En un mundo en donde lo sagrado y lo profano convergen de maneras
tan complejas, donde en el cuerpo dividido de Francisco y Bergoglio se
disputa el curso de un proceso social abierto, será preciso observar con
rigor y detalle los gestos del nuevo papa respecto de su posición ante
los gobiernos populares de la región; a los que rige el intento de
revertir las consecuencias nefastas del capitalismo neoliberal y que, a
diferencia de los países del Este europeo a inicios de la década del
’80, gozan de un extraordinario apoyo popular.

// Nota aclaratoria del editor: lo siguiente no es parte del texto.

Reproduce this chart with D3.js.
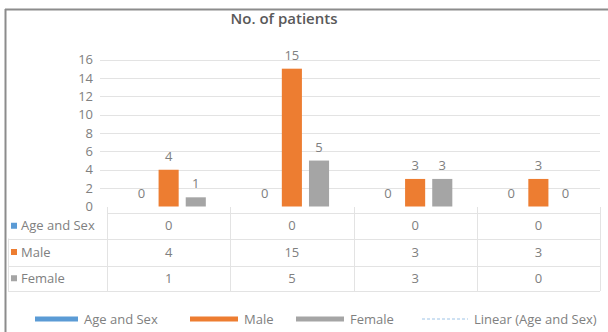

Comparto con Verbitsky la determinación por enfrentar este clima de
entusiasmo por la designación de Bergoglio como nuevo papa de la Iglesia
Católica y el intento de hacer pasar tal nombramiento como un soplo
mágico de esperanza. Los pergaminos que ostenta Francisco distan
bastante de ser todo lo venturoso que se pretende. No debe dejar de
advertirse que difícilmente pueda resultar positivo para el curso de las
transformaciones que se produjeron en nuestro país, y en la región en
su conjunto, este evidente retroceso a un reverdecer religioso y
nacionalista, cuyo objetivo estratégico no se encuentra, precisamente,
en profundizar los cambios logrados hasta el presente. Es evidente que
el flamante reinado de Francisco Bergoglio estará atravesado por la
dualidad expuesta en estas líneas; en un contexto local y regional donde
no será fácil escindir sus acciones de la lucha por la hegemonía
política, entendiendo esto último como la conducción intelectual
política y moral de la sociedad que la Iglesia Católica se decidió a
librar usando toda la fuerza de la que dispone. Confrontación para la
que valen como nunca las atormentadas palabras de Dimitri Karamazov en
Los Hermanos Karamazov, de Fedor Dostoievski: “En el duelo entre Dios y
el diablo, el corazón humano es el campo de batalla”.
* Sociólogo. Investigador del Instituto Gino Germani (UBA/Conicet).